======== DATASET CONTENT

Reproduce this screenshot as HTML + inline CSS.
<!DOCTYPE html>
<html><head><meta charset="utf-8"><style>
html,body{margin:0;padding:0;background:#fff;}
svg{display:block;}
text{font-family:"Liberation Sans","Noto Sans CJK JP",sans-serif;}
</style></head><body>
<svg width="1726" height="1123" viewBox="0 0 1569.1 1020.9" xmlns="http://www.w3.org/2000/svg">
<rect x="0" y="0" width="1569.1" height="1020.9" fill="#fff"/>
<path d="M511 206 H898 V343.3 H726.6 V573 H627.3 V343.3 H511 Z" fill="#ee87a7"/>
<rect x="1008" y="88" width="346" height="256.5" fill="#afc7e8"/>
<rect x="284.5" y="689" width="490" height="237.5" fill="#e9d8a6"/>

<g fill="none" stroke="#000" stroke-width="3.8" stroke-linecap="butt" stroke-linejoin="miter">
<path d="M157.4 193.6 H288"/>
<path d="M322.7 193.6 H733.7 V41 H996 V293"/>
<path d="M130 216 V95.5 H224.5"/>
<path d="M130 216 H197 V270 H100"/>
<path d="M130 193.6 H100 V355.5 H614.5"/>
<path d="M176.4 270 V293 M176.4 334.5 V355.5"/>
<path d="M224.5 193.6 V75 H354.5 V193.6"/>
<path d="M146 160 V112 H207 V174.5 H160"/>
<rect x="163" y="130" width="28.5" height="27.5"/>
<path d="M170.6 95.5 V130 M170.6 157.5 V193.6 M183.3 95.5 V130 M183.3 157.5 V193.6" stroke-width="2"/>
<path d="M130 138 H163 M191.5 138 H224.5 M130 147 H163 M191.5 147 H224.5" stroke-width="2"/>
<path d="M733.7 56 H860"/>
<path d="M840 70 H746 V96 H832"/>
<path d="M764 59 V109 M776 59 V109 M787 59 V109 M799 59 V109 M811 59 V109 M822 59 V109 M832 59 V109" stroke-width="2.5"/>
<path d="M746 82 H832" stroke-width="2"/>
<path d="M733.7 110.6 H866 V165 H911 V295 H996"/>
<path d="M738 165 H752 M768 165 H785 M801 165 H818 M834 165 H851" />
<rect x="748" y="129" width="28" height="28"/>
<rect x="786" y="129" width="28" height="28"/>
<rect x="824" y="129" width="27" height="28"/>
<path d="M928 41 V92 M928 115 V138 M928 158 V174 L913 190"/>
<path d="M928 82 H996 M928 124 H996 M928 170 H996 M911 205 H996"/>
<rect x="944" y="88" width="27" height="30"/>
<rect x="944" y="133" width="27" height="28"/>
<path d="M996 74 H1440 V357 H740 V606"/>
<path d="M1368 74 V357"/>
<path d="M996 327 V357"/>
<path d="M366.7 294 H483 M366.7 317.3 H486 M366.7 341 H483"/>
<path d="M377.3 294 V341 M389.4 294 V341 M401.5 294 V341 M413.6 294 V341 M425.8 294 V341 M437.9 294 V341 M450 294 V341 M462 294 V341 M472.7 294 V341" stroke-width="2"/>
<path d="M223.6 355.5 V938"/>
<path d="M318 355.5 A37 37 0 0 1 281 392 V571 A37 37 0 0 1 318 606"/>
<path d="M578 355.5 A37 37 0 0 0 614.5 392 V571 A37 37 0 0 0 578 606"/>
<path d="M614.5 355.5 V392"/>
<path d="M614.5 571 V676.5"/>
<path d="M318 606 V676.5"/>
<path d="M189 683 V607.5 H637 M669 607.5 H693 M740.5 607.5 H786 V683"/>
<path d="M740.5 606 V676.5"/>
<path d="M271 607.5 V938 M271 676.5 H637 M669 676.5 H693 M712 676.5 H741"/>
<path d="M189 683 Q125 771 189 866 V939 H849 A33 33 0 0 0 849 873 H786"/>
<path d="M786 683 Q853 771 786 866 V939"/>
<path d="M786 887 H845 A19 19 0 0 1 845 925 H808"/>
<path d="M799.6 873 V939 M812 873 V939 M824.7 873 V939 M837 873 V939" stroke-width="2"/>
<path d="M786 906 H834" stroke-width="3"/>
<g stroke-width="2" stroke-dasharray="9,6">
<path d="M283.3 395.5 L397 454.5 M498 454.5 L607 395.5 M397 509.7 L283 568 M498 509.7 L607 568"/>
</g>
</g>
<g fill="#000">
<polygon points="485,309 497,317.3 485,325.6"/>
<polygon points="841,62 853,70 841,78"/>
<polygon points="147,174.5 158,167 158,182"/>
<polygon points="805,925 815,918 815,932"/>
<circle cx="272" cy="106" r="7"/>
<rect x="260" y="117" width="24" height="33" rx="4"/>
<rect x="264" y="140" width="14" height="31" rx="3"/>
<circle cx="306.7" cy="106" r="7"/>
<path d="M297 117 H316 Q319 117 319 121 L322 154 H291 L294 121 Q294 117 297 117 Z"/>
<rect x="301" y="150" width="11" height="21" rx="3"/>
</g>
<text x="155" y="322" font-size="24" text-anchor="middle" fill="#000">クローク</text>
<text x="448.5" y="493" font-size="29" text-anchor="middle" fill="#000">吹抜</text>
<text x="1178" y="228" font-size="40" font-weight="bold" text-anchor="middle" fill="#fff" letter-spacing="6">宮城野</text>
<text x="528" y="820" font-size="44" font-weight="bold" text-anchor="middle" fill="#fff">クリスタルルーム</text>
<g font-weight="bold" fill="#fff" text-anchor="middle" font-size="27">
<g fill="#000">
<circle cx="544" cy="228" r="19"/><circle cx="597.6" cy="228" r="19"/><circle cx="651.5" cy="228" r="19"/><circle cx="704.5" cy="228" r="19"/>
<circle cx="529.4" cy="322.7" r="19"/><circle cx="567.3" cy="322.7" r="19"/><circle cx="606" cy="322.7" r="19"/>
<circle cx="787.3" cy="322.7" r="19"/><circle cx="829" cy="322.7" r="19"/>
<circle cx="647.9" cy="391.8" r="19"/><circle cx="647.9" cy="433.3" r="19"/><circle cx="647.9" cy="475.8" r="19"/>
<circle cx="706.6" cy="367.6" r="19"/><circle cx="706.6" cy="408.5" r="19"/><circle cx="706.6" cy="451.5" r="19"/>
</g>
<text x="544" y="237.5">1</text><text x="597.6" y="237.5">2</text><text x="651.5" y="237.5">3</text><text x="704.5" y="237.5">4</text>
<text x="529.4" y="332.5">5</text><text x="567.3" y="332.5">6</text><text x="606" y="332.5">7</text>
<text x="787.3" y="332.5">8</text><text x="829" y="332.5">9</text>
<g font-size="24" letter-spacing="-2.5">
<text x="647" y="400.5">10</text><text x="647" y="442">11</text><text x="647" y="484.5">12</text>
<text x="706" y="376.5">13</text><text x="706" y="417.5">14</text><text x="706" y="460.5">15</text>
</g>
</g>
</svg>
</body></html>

================

THE PROBLEM. Return the lines above exactly, keeping every word.

EXERCISE OUTPUT.
Reproduce this screenshot as HTML + inline CSS.
<!DOCTYPE html>
<html><head><meta charset="utf-8"><style>
html,body{margin:0;padding:0;background:#fff;}
svg{display:block;}
text{font-family:"Liberation Sans","Noto Sans CJK JP",sans-serif;}
</style></head><body>
<svg width="1726" height="1123" viewBox="0 0 1569.1 1020.9" xmlns="http://www.w3.org/2000/svg">
<rect x="0" y="0" width="1569.1" height="1020.9" fill="#fff"/>
<path d="M511 206 H898 V343.3 H726.6 V573 H627.3 V343.3 H511 Z" fill="#ee87a7"/>
<rect x="1008" y="88" width="346" height="256.5" fill="#afc7e8"/>
<rect x="284.5" y="689" width="490" height="237.5" fill="#e9d8a6"/>

<g fill="none" stroke="#000" stroke-width="3.8" stroke-linecap="butt" stroke-linejoin="miter">
<path d="M157.4 193.6 H288"/>
<path d="M322.7 193.6 H733.7 V41 H996 V293"/>
<path d="M130 216 V95.5 H224.5"/>
<path d="M130 216 H197 V270 H100"/>
<path d="M130 193.6 H100 V355.5 H614.5"/>
<path d="M176.4 270 V293 M176.4 334.5 V355.5"/>
<path d="M224.5 193.6 V75 H354.5 V193.6"/>
<path d="M146 160 V112 H207 V174.5 H160"/>
<rect x="163" y="130" width="28.5" height="27.5"/>
<path d="M170.6 95.5 V130 M170.6 157.5 V193.6 M183.3 95.5 V130 M183.3 157.5 V193.6" stroke-width="2"/>
<path d="M130 138 H163 M191.5 138 H224.5 M130 147 H163 M191.5 147 H224.5" stroke-width="2"/>
<path d="M733.7 56 H860"/>
<path d="M840 70 H746 V96 H832"/>
<path d="M764 59 V109 M776 59 V109 M787 59 V109 M799 59 V109 M811 59 V109 M822 59 V109 M832 59 V109" stroke-width="2.5"/>
<path d="M746 82 H832" stroke-width="2"/>
<path d="M733.7 110.6 H866 V165 H911 V295 H996"/>
<path d="M738 165 H752 M768 165 H785 M801 165 H818 M834 165 H851" />
<rect x="748" y="129" width="28" height="28"/>
<rect x="786" y="129" width="28" height="28"/>
<rect x="824" y="129" width="27" height="28"/>
<path d="M928 41 V92 M928 115 V138 M928 158 V174 L913 190"/>
<path d="M928 82 H996 M928 124 H996 M928 170 H996 M911 205 H996"/>
<rect x="944" y="88" width="27" height="30"/>
<rect x="944" y="133" width="27" height="28"/>
<path d="M996 74 H1440 V357 H740 V606"/>
<path d="M1368 74 V357"/>
<path d="M996 327 V357"/>
<path d="M366.7 294 H483 M366.7 317.3 H486 M366.7 341 H483"/>
<path d="M377.3 294 V341 M389.4 294 V341 M401.5 294 V341 M413.6 294 V341 M425.8 294 V341 M437.9 294 V341 M450 294 V341 M462 294 V341 M472.7 294 V341" stroke-width="2"/>
<path d="M223.6 355.5 V938"/>
<path d="M318 355.5 A37 37 0 0 1 281 392 V571 A37 37 0 0 1 318 606"/>
<path d="M578 355.5 A37 37 0 0 0 614.5 392 V571 A37 37 0 0 0 578 606"/>
<path d="M614.5 355.5 V392"/>
<path d="M614.5 571 V676.5"/>
<path d="M318 606 V676.5"/>
<path d="M189 683 V607.5 H637 M669 607.5 H693 M740.5 607.5 H786 V683"/>
<path d="M740.5 606 V676.5"/>
<path d="M271 607.5 V938 M271 676.5 H637 M669 676.5 H693 M712 676.5 H741"/>
<path d="M189 683 Q125 771 189 866 V939 H849 A33 33 0 0 0 849 873 H786"/>
<path d="M786 683 Q853 771 786 866 V939"/>
<path d="M786 887 H845 A19 19 0 0 1 845 925 H808"/>
<path d="M799.6 873 V939 M812 873 V939 M824.7 873 V939 M837 873 V939" stroke-width="2"/>
<path d="M786 906 H834" stroke-width="3"/>
<g stroke-width="2" stroke-dasharray="9,6">
<path d="M283.3 395.5 L397 454.5 M498 454.5 L607 395.5 M397 509.7 L283 568 M498 509.7 L607 568"/>
</g>
</g>
<g fill="#000">
<polygon points="485,309 497,317.3 485,325.6"/>
<polygon points="841,62 853,70 841,78"/>
<polygon points="147,174.5 158,167 158,182"/>
<polygon points="805,925 815,918 815,932"/>
<circle cx="272" cy="106" r="7"/>
<rect x="260" y="117" width="24" height="33" rx="4"/>
<rect x="264" y="140" width="14" height="31" rx="3"/>
<circle cx="306.7" cy="106" r="7"/>
<path d="M297 117 H316 Q319 117 319 121 L322 154 H291 L294 121 Q294 117 297 117 Z"/>
<rect x="301" y="150" width="11" height="21" rx="3"/>
</g>
<text x="155" y="322" font-size="24" text-anchor="middle" fill="#000">クローク</text>
<text x="448.5" y="493" font-size="29" text-anchor="middle" fill="#000">吹抜</text>
<text x="1178" y="228" font-size="40" font-weight="bold" text-anchor="middle" fill="#fff" letter-spacing="6">宮城野</text>
<text x="528" y="820" font-size="44" font-weight="bold" text-anchor="middle" fill="#fff">クリスタルルーム</text>
<g font-weight="bold" fill="#fff" text-anchor="middle" font-size="27">
<g fill="#000">
<circle cx="544" cy="228" r="19"/><circle cx="597.6" cy="228" r="19"/><circle cx="651.5" cy="228" r="19"/><circle cx="704.5" cy="228" r="19"/>
<circle cx="529.4" cy="322.7" r="19"/><circle cx="567.3" cy="322.7" r="19"/><circle cx="606" cy="322.7" r="19"/>
<circle cx="787.3" cy="322.7" r="19"/><circle cx="829" cy="322.7" r="19"/>
<circle cx="647.9" cy="391.8" r="19"/><circle cx="647.9" cy="433.3" r="19"/><circle cx="647.9" cy="475.8" r="19"/>
<circle cx="706.6" cy="367.6" r="19"/><circle cx="706.6" cy="408.5" r="19"/><circle cx="706.6" cy="451.5" r="19"/>
</g>
<text x="544" y="237.5">1</text><text x="597.6" y="237.5">2</text><text x="651.5" y="237.5">3</text><text x="704.5" y="237.5">4</text>
<text x="529.4" y="332.5">5</text><text x="567.3" y="332.5">6</text><text x="606" y="332.5">7</text>
<text x="787.3" y="332.5">8</text><text x="829" y="332.5">9</text>
<g font-size="24" letter-spacing="-2.5">
<text x="647" y="400.5">10</text><text x="647" y="442">11</text><text x="647" y="484.5">12</text>
<text x="706" y="376.5">13</text><text x="706" y="417.5">14</text><text x="706" y="460.5">15</text>
</g>
</g>
</svg>
</body></html>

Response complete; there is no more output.